**INPUT MATERIAL**
*-*-*

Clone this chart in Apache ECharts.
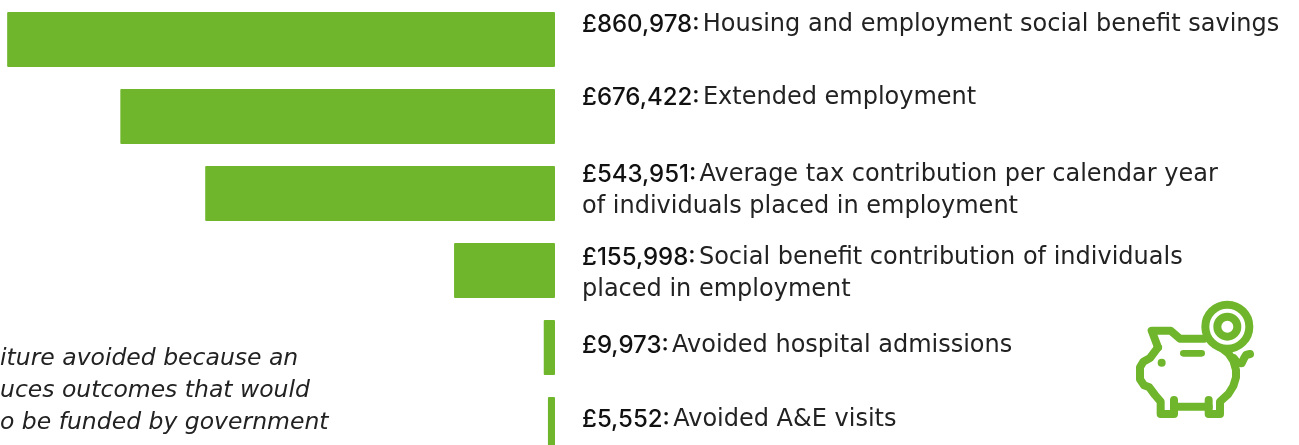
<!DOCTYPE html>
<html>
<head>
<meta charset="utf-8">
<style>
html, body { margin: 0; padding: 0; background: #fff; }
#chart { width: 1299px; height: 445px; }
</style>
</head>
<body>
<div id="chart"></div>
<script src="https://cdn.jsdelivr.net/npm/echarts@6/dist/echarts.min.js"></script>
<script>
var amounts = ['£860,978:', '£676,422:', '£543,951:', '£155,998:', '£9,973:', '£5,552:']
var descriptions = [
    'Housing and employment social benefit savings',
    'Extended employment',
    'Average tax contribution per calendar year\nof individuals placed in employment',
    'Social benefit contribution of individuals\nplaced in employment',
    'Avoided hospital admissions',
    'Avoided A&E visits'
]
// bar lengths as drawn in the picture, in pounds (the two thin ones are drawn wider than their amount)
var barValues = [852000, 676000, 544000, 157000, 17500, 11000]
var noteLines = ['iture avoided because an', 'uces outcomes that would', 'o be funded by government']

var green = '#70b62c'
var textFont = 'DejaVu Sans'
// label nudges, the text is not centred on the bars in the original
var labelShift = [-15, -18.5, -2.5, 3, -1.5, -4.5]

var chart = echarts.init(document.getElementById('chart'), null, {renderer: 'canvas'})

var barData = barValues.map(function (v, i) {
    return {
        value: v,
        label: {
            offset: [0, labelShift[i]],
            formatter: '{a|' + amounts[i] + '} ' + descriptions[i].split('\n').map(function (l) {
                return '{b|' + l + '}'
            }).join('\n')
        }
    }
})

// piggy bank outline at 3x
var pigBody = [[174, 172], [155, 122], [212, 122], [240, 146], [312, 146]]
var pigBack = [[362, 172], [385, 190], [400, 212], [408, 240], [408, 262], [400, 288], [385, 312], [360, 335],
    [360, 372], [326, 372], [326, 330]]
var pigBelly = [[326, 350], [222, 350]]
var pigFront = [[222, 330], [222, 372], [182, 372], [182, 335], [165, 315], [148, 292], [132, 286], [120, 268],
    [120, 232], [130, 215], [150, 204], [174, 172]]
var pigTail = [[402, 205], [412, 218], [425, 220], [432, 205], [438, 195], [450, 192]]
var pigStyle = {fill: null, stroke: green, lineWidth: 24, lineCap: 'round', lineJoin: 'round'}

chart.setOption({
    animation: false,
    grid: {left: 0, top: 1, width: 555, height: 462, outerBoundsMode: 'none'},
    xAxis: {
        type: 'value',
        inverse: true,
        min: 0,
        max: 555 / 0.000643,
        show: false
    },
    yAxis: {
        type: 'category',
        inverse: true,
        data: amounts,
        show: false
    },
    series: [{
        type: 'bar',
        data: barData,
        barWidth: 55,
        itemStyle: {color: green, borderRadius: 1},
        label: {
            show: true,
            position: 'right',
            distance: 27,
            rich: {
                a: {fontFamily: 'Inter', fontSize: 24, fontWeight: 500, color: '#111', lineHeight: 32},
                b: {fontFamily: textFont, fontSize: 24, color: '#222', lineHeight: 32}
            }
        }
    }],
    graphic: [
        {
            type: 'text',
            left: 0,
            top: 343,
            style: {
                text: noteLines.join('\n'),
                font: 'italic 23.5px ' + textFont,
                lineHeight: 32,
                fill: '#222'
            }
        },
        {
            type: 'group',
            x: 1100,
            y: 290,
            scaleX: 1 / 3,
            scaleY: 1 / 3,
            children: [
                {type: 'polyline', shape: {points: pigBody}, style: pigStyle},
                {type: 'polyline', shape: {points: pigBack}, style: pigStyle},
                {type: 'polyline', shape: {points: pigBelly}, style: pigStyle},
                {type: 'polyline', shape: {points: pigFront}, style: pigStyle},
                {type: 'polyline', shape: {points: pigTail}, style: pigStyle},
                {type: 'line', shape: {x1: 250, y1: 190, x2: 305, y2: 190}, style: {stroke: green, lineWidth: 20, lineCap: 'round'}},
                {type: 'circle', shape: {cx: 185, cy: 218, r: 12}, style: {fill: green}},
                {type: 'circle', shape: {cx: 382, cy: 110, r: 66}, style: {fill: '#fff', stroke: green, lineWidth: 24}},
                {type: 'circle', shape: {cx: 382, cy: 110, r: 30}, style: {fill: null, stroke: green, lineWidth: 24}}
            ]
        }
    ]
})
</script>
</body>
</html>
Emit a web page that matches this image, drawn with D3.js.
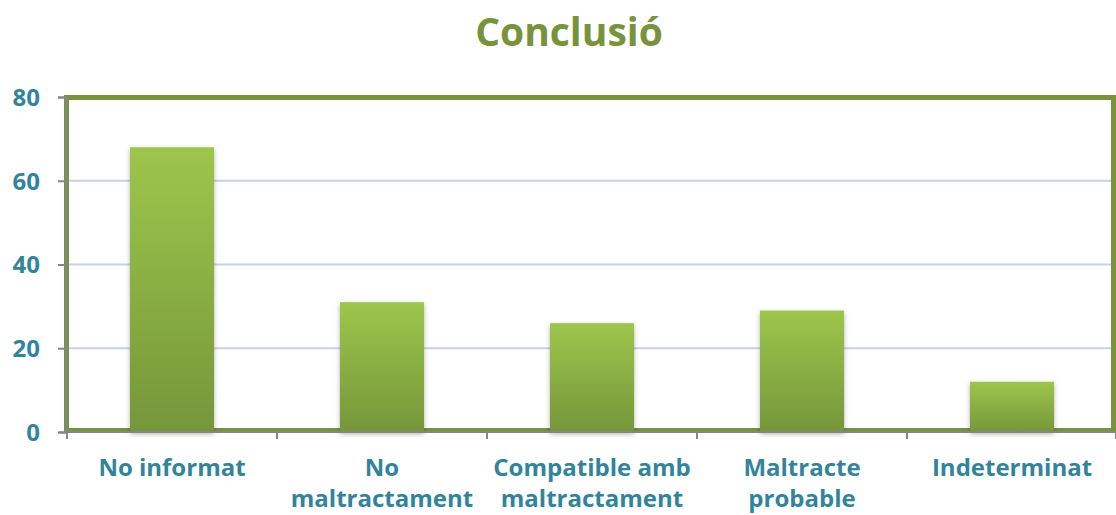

*-*-*

**WHAT TO DO**
Only lines with the word "that" should be collected from the material.

**ANSWER FOR THE TASK**
var noteLines = ['iture avoided because an', 'uces outcomes that would', 'o be funded by government']
Emit a web page that matches this image, drawn with D3.js.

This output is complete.